Monday 26 July 2021

What Carry On Means To Me

It’s no secret that I absolutely adore Carry On by Rainbow Rowell. Usually, I don’t choose favourites because I love far too many books to even narrow it down to a list of ten, but I do know that Carry On is one of the books that has had the biggest impact on my reading, and whenever someone does ask me for my favourite book, it’s this one that always comes to mind. With Any Way the Wind Blows bringing the conclusion to Simon and Baz’s story, I wanted to take a moment to talk about why I love this story so much. 

my Carry On shelf so far (i have more editions i want to add and i won't rest until i get them)

I’ve been a fan of Rainbow ever since I read the blurb for Fangirl because I just knew that Cath was going to speak to me on a spiritual level, and I was absolutely correct. Fangirl resonated with me in a way no other YA contemporary has done before. As a socially anxious, fandom loving, fic consuming, classic 2012 Tumblr Girl, Fangirl spoke to my soul. It was also the first time I’d ever seen my own anxiety accurately represented on a page. Previous books I’d read that dealt with anxiety just didn’t feel like what I was personally going through, but Fangirl did, and that has always been so important to me. 

the Carry On theme bookmark i painted!
the Carry On themed bookmark i painted!

Even though I adored Fangirl with my whole heart, I didn’t expect to utterly fall in love with Carry On as much as I did when it dropped through my letterbox in October 2015. I was excited, of course, but I had no idea that this book was about to become 90% of my personality

I enjoyed the first part of the book, but when Baz dramatically walked through the Watford doors and we discovered that he’d been in love with his roommate and nemesis for years, that was when I realised just how much I needed a book like this. It dragged me in like no other book had done before

my Watford shirt and the poster that still provides the background to my booktube videos 

After reading Carry On, I realised why I’d been in a reading slump for a while. I was tired of the same stories and the same tropes told the same way. YA fantasy was overrun with heterosexual heroes having to save the world whilst torn between two heterosexual love interests, and Carry On showed me just how much I needed to break away from those stories. I wanted characters of all identities, I wanted characters who question their ‘chosen one’ status, and stories that challenge happily ever after. 
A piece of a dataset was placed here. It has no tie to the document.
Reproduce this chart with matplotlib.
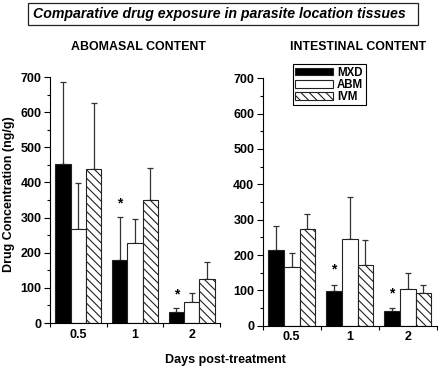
import matplotlib
matplotlib.use("Agg")
import matplotlib.pyplot as plt
import matplotlib.patches as mpatches
from matplotlib.ticker import MultipleLocator, FixedLocator, FixedFormatter
import numpy as np

plt.rcParams['font.family'] = ['Liberation Sans', 'DejaVu Sans']
plt.rcParams['hatch.linewidth'] = 0.8

days = ["0.5", "1", "2"]
series = ["MXD", "ABM", "IVM"]

# Abomasal content (mean, upper SD)
abo_mxd = [452, 180, 31]
abo_abm = [268, 227, 61]
abo_ivm = [438, 351, 125]
abo_mxd_sd = [235, 123, 12]
abo_abm_sd = [129, 70, 23]
abo_ivm_sd = [187, 90, 50]

# Intestinal content
int_mxd = [213, 98, 43]
int_abm = [165, 246, 104]
int_ivm = [273, 173, 93]
int_mxd_sd = [68, 16, 7]
int_abm_sd = [40, 119, 44]
int_ivm_sd = [43, 70, 21]

# significance markers (day index, y position)
abo_star_days = [1, 2]
abo_star_y = [340, 82]
int_star_days = [1, 2]
int_star_y = [160, 91]

W, H = 438, 369
fig = plt.figure(figsize=(W / 100, H / 100), dpi=100)

def fx(px):
    return px / W

def fy(py):
    return 1 - py / H

styles = [dict(facecolor='black', hatch=None),
          dict(facecolor='white', hatch=None),
          dict(facecolor='white', hatch='\\\\\\\\')]

def panel(rect, means, sds, star_days, star_y):
    ax = fig.add_axes(rect)
    x = np.arange(len(days)) + 0.5
    w = 0.27
    handles = []
    for k, (m, s) in enumerate(zip(means, sds)):
        pos = x + (k - 1) * w
        b = ax.bar(pos, m, width=w, edgecolor='#222222', linewidth=0.8,
                   label=series[k], zorder=2, **styles[k])
        handles.append(b)
        ax.errorbar(pos, m, yerr=[np.zeros(len(s)), s], fmt='none',
                    ecolor='#333333', elinewidth=0.9, capsize=2, capthick=0.9, zorder=1)
    for d, yv in zip(star_days, star_y):
        ax.text(x[d] - w, yv, '*', ha='center', va='center', fontsize=10,
                fontweight='bold')
    ax.set_xlim(0, 3)
    ax.set_ylim(0, 700)
    ax.spines['top'].set_visible(False)
    ax.spines['right'].set_visible(False)
    ax.yaxis.set_major_locator(MultipleLocator(100))
    ax.yaxis.set_minor_locator(MultipleLocator(50))
    ax.xaxis.set_major_locator(FixedLocator([0.5, 1.5, 2.5]))
    ax.xaxis.set_major_formatter(FixedFormatter(days))
    ax.xaxis.set_minor_locator(FixedLocator([0, 1, 2, 3]))
    ax.tick_params(axis='x', which='major', length=0, pad=4, labelsize=9)
    ax.tick_params(axis='x', which='minor', length=3, width=0.8)
    ax.tick_params(axis='y', which='major', length=4, width=0.8, labelsize=9, pad=2)
    ax.tick_params(axis='y', which='minor', length=2.5, width=0.8)
    for lab in ax.get_xticklabels() + ax.get_yticklabels():
        lab.set_fontweight('bold')
    return ax, handles

axL, hL = panel([fx(50), fy(323), fx(170), fy(77) - fy(323)],
                [abo_mxd, abo_abm, abo_ivm], [abo_mxd_sd, abo_abm_sd, abo_ivm_sd],
                abo_star_days, abo_star_y)
axR, hR = panel([fx(262.7), fy(325.7), fx(174), fy(78.3) - fy(325.7)],
                [int_mxd, int_abm, int_ivm], [int_mxd_sd, int_abm_sd, int_ivm_sd],
                int_star_days, int_star_y)

fig.text(fx(138), fy(47), "ABOMASAL CONTENT", ha='center', va='center',
         fontsize=8.9, fontweight='bold')
fig.text(fx(358), fy(47), "INTESTINAL CONTENT", ha='center', va='center',
         fontsize=8.9, fontweight='bold')

fig.text(fx(9), fy(194), "Drug Concentration (ng/g)", rotation=90, ha='center',
         va='center', fontsize=9, fontweight='bold')
fig.text(fx(225), fy(360), "Days post-treatment", ha='center', va='center',
         fontsize=9, fontweight='bold')

leg = axR.legend(handles=hR, loc='upper left',
                 bbox_to_anchor=(fx(292.7), fy(64.3)), bbox_transform=fig.transFigure,
                 prop={'weight': 'bold', 'size': 8.3}, frameon=True, fancybox=False,
                 edgecolor='black', framealpha=1, borderpad=0.2, labelspacing=0.02,
                 handlelength=3.3, handleheight=0.62, handletextpad=0.35, borderaxespad=0)
leg.get_frame().set_linewidth(0.8)

# title box
fig.patches.append(mpatches.Rectangle((fx(28), fy(25)), fx(390), fy(3) - fy(25),
                                      transform=fig.transFigure, facecolor='white',
                                      edgecolor='#222222', linewidth=0.9))
fig.text(fx(219), fy(14), "Comparative drug exposure in parasite location tissues",
         ha='center', va='center', fontsize=10.2, fontweight='bold', style='italic')

fig.savefig("out.png", dpi=100)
I specifically went searching for fantasy stories with queer characters because Carry On made me realise just how much I needed them. The online fan community gave me recommendations based on Carry On, and that led me to discover a lot of the series I now adore. I ended up delving into Six of Crows and completely fell in love with it. A year later, I was able to see Rainbow and Leigh on tour together, which is one of the happiest book-related memories I have! 

the Worlds Collide tour in 2016!

When it came to compiling a list of the books that I felt had defined the decade the most for me at the end of 2019, I placed Carry On in the top spot. Despite all of the amazing and eye-opening stories I’ve read throughout the years, I know that this book is the one that changed my tastes and shaped my reading future the most

I’m so utterly grateful to Rainbow for sharing these stories with us, and for making me question what I want to be looking for in the books that I read. Simon and Baz will always have such a special place in my heart.